Namun saya sempat melihat perjalanan kariernya, beliau memang sempat ikut Agresi Militer II dan beliau sendiri dimakamkan di Tanah Makam Pahlawan Madiun.

Di hari berikutnya, ditemani oleh adik almarhum Papa, kami diantar ke makam Kakek (saya memanggil ayah Papa juga dengan Kakek). Ini kali pertama saya datang ke sana, karena tidak lama setelah Kakek meninggal, Papa meninggal. Lalu Kakek-Eyang sudah bercerai sejak saya masih kecil, dan beliau sudah menikah lagi. Jadi intinya sih saya nggak ada yang bisa menemani ke sana, maka baru terealisasi kemarin.

Dia dimakamkan di pemakaman warga, berdampingan dengan keluarganya yang lain. Saat di rumah Nenek, saya sempat melihat fotonya ketika menghadiri pernikahan anaknya (Papa) karena saya sedikit lupa dengan wajahnya.

Dulu sewaktu Kakek masih ada, sebulan sekali pasti dia suka mengirimkan tausiyah. Lalu dia suka menelpon malam sambil menanyakan sudah ngaji belum, sudah salat belum, dan didoakan yang baik-baik. Saya yang dari dulu ndableg ini menjawab iya-iya aja dan nggak pernah membaca tausiyah yang dikirimkannya, tapi selalu disimpan oleh Papa.
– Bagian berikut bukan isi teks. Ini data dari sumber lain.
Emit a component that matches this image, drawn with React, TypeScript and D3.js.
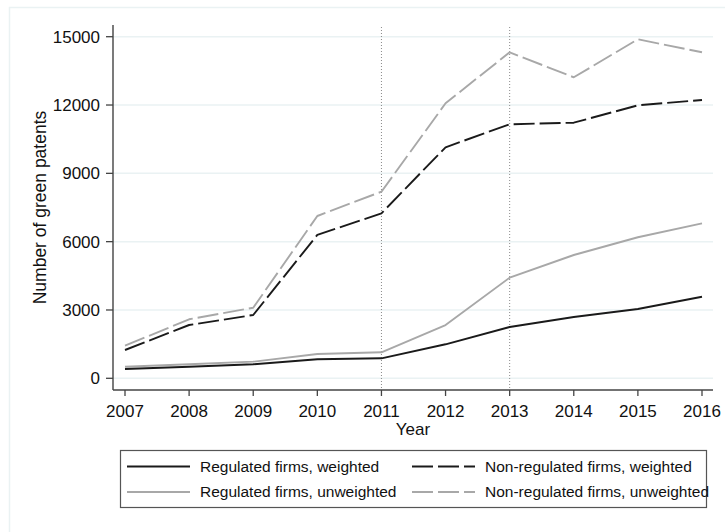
import React from "react";
import * as d3 from "d3";

const years = [2007, 2008, 2009, 2010, 2011, 2012, 2013, 2014, 2015, 2016];
const regWeighted = [408, 510, 615, 834, 878, 1493, 2253, 2692, 3043, 3583];
const regUnweighted = [510, 620, 730, 1067, 1142, 2340, 4418, 5414, 6192, 6806];
const nonRegWeighted = [1243, 2340, 2780, 6294, 7245, 10144, 11154, 11224, 11988, 12221];
const nonRegUnweighted = [1431, 2591, 3100, 7127, 8194, 12076, 14315, 13217, 14886, 14315];
const yTicks = [0, 3000, 6000, 9000, 12000, 15000];
const eventYears = [2011, 2013];

const seriesList = [
  { name: "Regulated firms, weighted", values: regWeighted, color: "#1a1a1a", dash: "none" },
  { name: "Non-regulated firms, weighted", values: nonRegWeighted, color: "#1a1a1a", dash: "21,5" },
  { name: "Regulated firms, unweighted", values: regUnweighted, color: "#a8a8a8", dash: "none" },
  { name: "Non-regulated firms, unweighted", values: nonRegUnweighted, color: "#a8a8a8", dash: "21,5" },
];

const FONT = "'Liberation Sans', Arial, sans-serif";

export default function App() {
  const W = 725, H = 532;
  const x = d3.scaleLinear().domain([2007, 2016]).range([125, 702]);
  const y = d3.scaleLinear().domain([0, 15000]).range([378.3, 36.7]);
  const axisLeft = 113, axisRight = 713, axisBottom = 390;
  const line = d3.line<number>().x((_, i) => x(years[i])).y((v) => y(v));

  const drawOrder = [seriesList[2], seriesList[3], seriesList[0], seriesList[1]];

  const legendRows = [
    [seriesList[0], seriesList[1]],
    [seriesList[2], seriesList[3]],
  ];
  const legendRowY = [466.5, 492];
  const legendCols = [{ x1: 127, x2: 190, tx: 200 }, { x1: 412, x2: 475, tx: 485 }];

  return (
    <svg width={W} height={H} style={{ position: "absolute", left: 0, top: 0, background: "#fff" }}>
      <rect x={0} y={0} width={W} height={H} fill="#fff" />
      <rect x={9.5} y={7.5} width={W + 20} height={H + 20} fill="none" stroke="#eaf2f3" strokeWidth={1.5} />
      {yTicks.map((t) => (
        <line key={"g" + t} x1={axisLeft} x2={axisRight} y1={y(t)} y2={y(t)} stroke="#eaf2f3" strokeWidth={1.5} />
      ))}
      {eventYears.map((yr) => (
        <line key={"e" + yr} x1={x(yr)} x2={x(yr)} y1={27} y2={axisBottom} stroke="#8a8a8a" strokeWidth={1} strokeDasharray="1,2" />
      ))}
      {drawOrder.map((s) => (
        <path key={s.name} d={line(s.values) || ""} fill="none" stroke={s.color} strokeWidth={1.9}
          strokeDasharray={s.dash} strokeLinejoin="round" />
      ))}
      <line x1={axisLeft} x2={axisLeft} y1={25} y2={axisBottom} stroke="#333" strokeWidth={1.3} />
      <line x1={axisLeft} x2={axisRight} y1={axisBottom} y2={axisBottom} stroke="#444" strokeWidth={1.3} />
      {yTicks.map((t) => (
        <g key={"yt" + t}>
          <line x1={106} x2={axisLeft} y1={y(t)} y2={y(t)} stroke="#444" strokeWidth={1.3} />
          <text x={100} y={y(t)} dy="0.35em" textAnchor="end" fontFamily={FONT} fontSize={17} fill="#111">{t}</text>
        </g>
      ))}
      {years.map((yr) => (
        <g key={"xt" + yr}>
          <line x1={x(yr)} x2={x(yr)} y1={axisBottom} y2={axisBottom + 6} stroke="#444" strokeWidth={1.3} />
          <text x={x(yr)} y={417} textAnchor="middle" fontFamily={FONT} fontSize={17} fill="#111">{yr}</text>
        </g>
      ))}
      <text x={413} y={435} textAnchor="middle" fontFamily={FONT} fontSize={17} fill="#111">Year</text>
      <text transform={`translate(46,${(y(0) + y(15000)) / 2}) rotate(-90)`} textAnchor="middle" fontFamily={FONT} fontSize={17.5} fill="#111">
        Number of green patents
      </text>
      <rect x={120.5} y={450.5} width={586} height={57} fill="#fff" stroke="#555" strokeWidth={1.2} />
      {legendRows.map((row, ri) =>
        row.map((s, ci) => (
          <g key={s.name}>
            <line x1={legendCols[ci].x1} x2={legendCols[ci].x2} y1={legendRowY[ri]} y2={legendRowY[ri]}
              stroke={s.color} strokeWidth={1.9} strokeDasharray={s.dash} />
            <text x={legendCols[ci].tx} y={legendRowY[ri]} dy="0.35em" fontFamily={FONT} fontSize={15.5} fill="#111">{s.name}</text>
          </g>
        ))
      )}
    </svg>
  );
}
Habis dari situ, kami mampir ke rumah Eyang. Ya, dari semuanya tinggal Eyang yang masih hidup.

Umurnya sudah 80 tahun lebih, tapi beberapa tahun belakangan kondisinya mengalami penurunan. Beliau sempat stroke jadi sekarang sudah susah bicara. Tapi masih bisa berjalan dengan lancar, mandi sendiri, walaupun sudah mulai pikun dan pendengaran menurun.

Saat melihat saya, Eyang sempat bingung ini siapa yang datang. Lalu mungkin karena aroma atau ingatannya agak kembali, dia tersenyum. Termasuk yang sering dilakukannya saat sehat, menyuruh makan.

Berbeda dengan keluarga Mama yang saya tahu sedikit banyak tentang latar belakangnya, keluarga Papa lebih banyak misterinya. Hahahaha…

Ya, karena beliau jauh lebih tertutup. Dan rasanya saya tidak pernah benar-benar bertemu saudara selain dari keluarga inti.

Jadi sebenarnya agak sulit mencari tahu lebih banyak tentang keluarga ini. Terlebih tidak banyak album foto yang bisa dilihat dan cerita yang saya dengar.

Ah, ya sudah. Walaupun belum bisa jadi cerita utuh, setidaknya saya sudah mengenal lagi bagian-bagian yang sempat terlewatkan.

Warisan yang tidak hanya berbentuk materi.